The descriptions below refer to the “copying” of arrays, dictionaries, strings, and other values. Where copying is mentioned, the behavior you see in your code will always be as if a copy took place. However, Swift only performs an actual copy behind the scenes when it is absolutely necessary to do so. Swift manages all value copying to ensure optimal performance, and you should not avoid assignment to try to preempt this optimization.
Source: Classes & Collections
Meaning - don't try to optimize before you actually encounter performance problems!
Also, don't forget that dictionaries are structures. When you pass them into a function, they are implicitly immutable, so no need for copying. To actually pass a mutable dictionary into a function, you can use an inout parameter and the dictionary won't be copied (passed by reference). The only case when a mutable dictionary passed as a parameter will be copied is when you declare the parameter as var.
You always have the option to define a custom, generic class with a Dictionary attribute:
class SharedDictionary<K, V> {
var dict : Dictionary<K, V>
// add the methods you need, including overloading operators
}
Instances of your SharedDictionary will be passed-by-reference (not copied).
I actually talked to someone on the Swift team today about "pass by reference" in Swift.
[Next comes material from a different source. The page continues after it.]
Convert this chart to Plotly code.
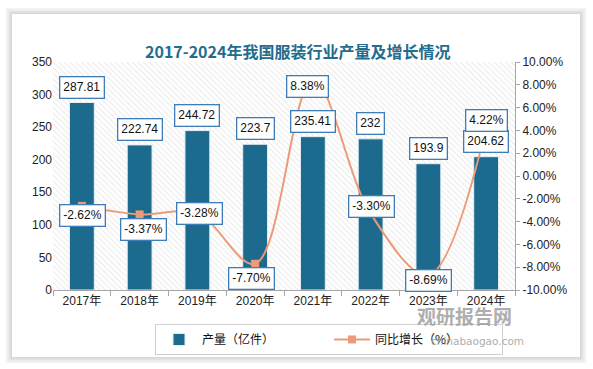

Here is what I got:
As we all know, struct are pass by copy, classes are pass by
reference
I quote "It is extremely easy to wrap a struct in a class.
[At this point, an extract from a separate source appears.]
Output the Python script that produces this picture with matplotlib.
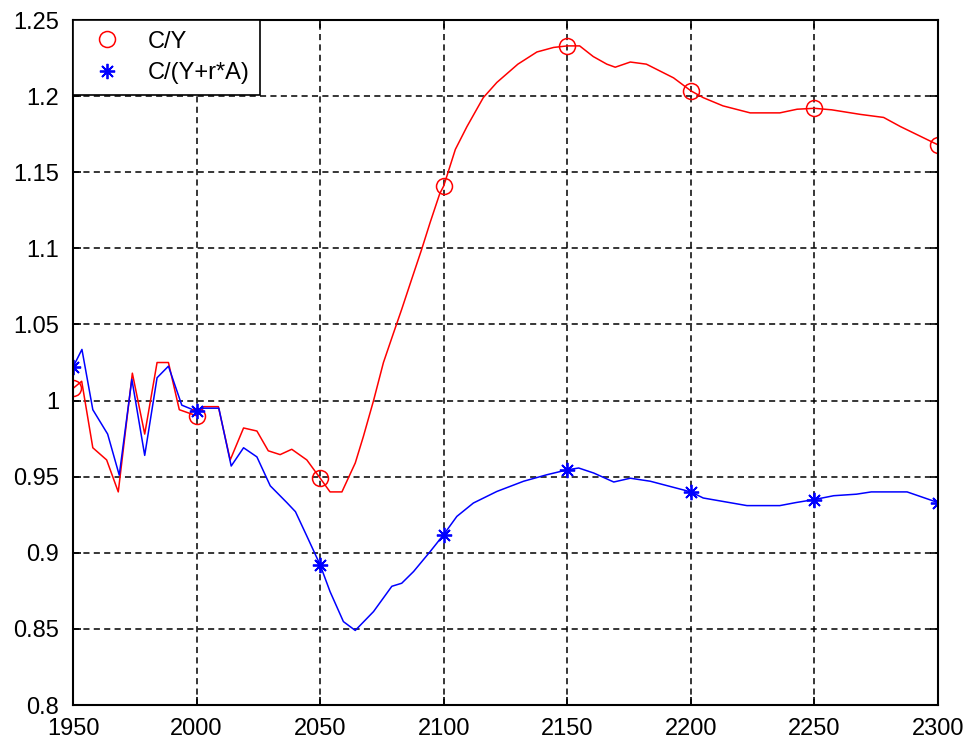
import numpy as np
import matplotlib
matplotlib.use('Agg')
import matplotlib.pyplot as plt

plt.rcParams['font.family'] = ['Liberation Sans', 'DejaVu Sans']

# C/Y (red)
years_cy = [1950, 1953.5, 1958, 1963.6, 1968.3, 1974, 1979, 1984, 1988.6, 1993,
            2000, 2002.8, 2008.8, 2013.6, 2019, 2024.4, 2029, 2033.8, 2038.5, 2044.6,
            2050, 2054, 2058.8, 2064.2, 2067.5, 2071.6, 2075.6, 2079.7, 2083, 2087,
            2091, 2094.5, 2098.4, 2100, 2104.7, 2109.4, 2116, 2121.5, 2130, 2137.7,
            2144.5, 2150, 2155, 2160.5, 2166, 2169.4, 2175.5, 2182, 2193, 2200,
            2205, 2213, 2224, 2236, 2243, 2250, 2257, 2268.6, 2278, 2284.8, 2300]
cy = [1.008, 1.0127, 0.969, 0.961, 0.940, 1.018, 0.978, 1.025, 1.025, 0.994,
      0.990, 0.996, 0.996, 0.961, 0.982, 0.980, 0.967, 0.9645, 0.968, 0.961,
      0.949, 0.940, 0.940, 0.959, 0.9765, 1.000, 1.025, 1.0445, 1.060, 1.0796,
      1.099, 1.117, 1.136, 1.141, 1.165, 1.180, 1.199, 1.209, 1.221, 1.229,
      1.232, 1.233, 1.233, 1.226, 1.221, 1.219, 1.2224, 1.221, 1.212, 1.2035,
      1.199, 1.1936, 1.189, 1.189, 1.1914, 1.192, 1.191, 1.188, 1.186, 1.180, 1.168]

# C/(Y+r*A) (blue)
years_cya = [1950, 1953.6, 1958, 1964, 1968.7, 1973.8, 1979, 1984, 1988.6, 1994,
             2000, 2003, 2009, 2014, 2019, 2024.4, 2029.8, 2036.5, 2040, 2044.6,
             2050, 2054, 2059.4, 2064.2, 2071.6, 2079, 2083, 2087.8, 2094.5, 2100,
             2105.3, 2112, 2121.5, 2132.3, 2141.8, 2150, 2154.6, 2160.7, 2168.8, 2175.5,
             2183.6, 2200, 2205, 2222.7, 2236, 2242.5, 2250, 2257.8, 2267, 2273,
             2287.5, 2300]
cya = [1.022, 1.0336, 0.994, 0.978, 0.951, 1.014, 0.964, 1.015, 1.0226, 0.997,
       0.993, 0.995, 0.995, 0.957, 0.969, 0.963, 0.944, 0.933, 0.927, 0.911,
       0.892, 0.8745, 0.8548, 0.849, 0.8614, 0.878, 0.880, 0.8877, 0.9008, 0.912,
       0.9239, 0.9327, 0.9403, 0.947, 0.9513, 0.9545, 0.9557, 0.9524, 0.9465, 0.949,
       0.947, 0.940, 0.936, 0.931, 0.931, 0.933, 0.935, 0.9375, 0.9385, 0.940,
       0.940, 0.933]

x_ticks = [1950, 2000, 2050, 2100, 2150, 2200, 2250, 2300]
y_ticks = [0.8, 0.85, 0.9, 0.95, 1.0, 1.05, 1.1, 1.15, 1.2, 1.25]
y_labels = ['0.8', '0.85', '0.9', '0.95', '1', '1.05', '1.1', '1.15', '1.2', '1.25']

fig = plt.figure(figsize=(9.7, 7.47), dpi=100)
ax = fig.add_axes([0.0753, 0.0562, 0.8917, 0.917])

# lines
ax.plot(years_cy, cy, color='red', lw=1.1)
ax.plot(years_cya, cya, color='blue', lw=1.1)

# markers every 50 years
mk_cy = [i for i, y in enumerate(years_cy) if y in x_ticks]
mk_cya = [i for i, y in enumerate(years_cya) if y in x_ticks]
ax.plot(np.array(years_cy)[mk_cy], np.array(cy)[mk_cy], 'o', mfc='none', mec='red',
        ms=11.5, mew=1.1, ls='none', label='C/Y')
ax.plot(np.array(years_cya)[mk_cya], np.array(cya)[mk_cya], marker=(8, 2, 0),
        color='blue', ms=11, mew=1.3, ls='none', label='C/(Y+r*A)')

ax.set_xlim(1950, 2300)
ax.set_ylim(0.8, 1.25)
ax.set_xticks(x_ticks)
ax.set_yticks(y_ticks)
ax.set_yticklabels(y_labels)
ax.grid(True, color='black', linestyle=(0, (4, 2.8)), lw=1.1)
ax.tick_params(direction='in', top=True, right=True, labelsize=17, length=6, width=1.2)
ax.tick_params(axis='x', pad=9)
ax.tick_params(axis='y', pad=10)
for s in ax.spines.values():
    s.set_linewidth(1.5)

leg = ax.legend(loc='upper left', bbox_to_anchor=(0, 1), borderaxespad=0,
                fancybox=False, edgecolor='black', framealpha=1, fontsize=17,
                handlelength=2.0, handletextpad=0.7, borderpad=0.45, labelspacing=0.4)
leg.get_frame().set_linewidth(1.2)

fig.savefig('out.png', dpi=100)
Pointing to GoZoner's answer.
Even though though a struct is copied, any classes defined in
the struct will still be passed by reference.
If you want to do traditional pass by reference on a struct, use
inout. However he specifically mentioned to "consider adding in
another return value instead of using inout" when saying this.
Since Dictionary defines KeyType and ValueType as generics:
struct Dictionary<KeyType : Hashable, ValueType>
I believe this means that if your KeyType and ValueType are class objects they will not be copied when the Dictionary itself is copied, and you shouldn't need to worry about it too much.
Also, the NSDictionary class is still available to use!
As other said "Swift only performs an actual copy behind the scenes when it is absolutely necessary to do so." so performance should not be a big problem here. However you might still want to have a dictionary passed by reference for some other reasons. In that case you can create a custom class like below and use it just like you would use a normal dictionary object:
class SharedDictionary<K : Hashable, V> {
var dict : Dictionary<K, V> = Dictionary()
subscript(key : K) -> V? {
get {
return dict[key]
}
set(newValue) {
dict[key] = newValue
}
}
}
Trust the language designers: the compiler is usually smarter than you think in optimizing copies.
You can hack around this, but I don't frankly see a need before proving it's inefficient.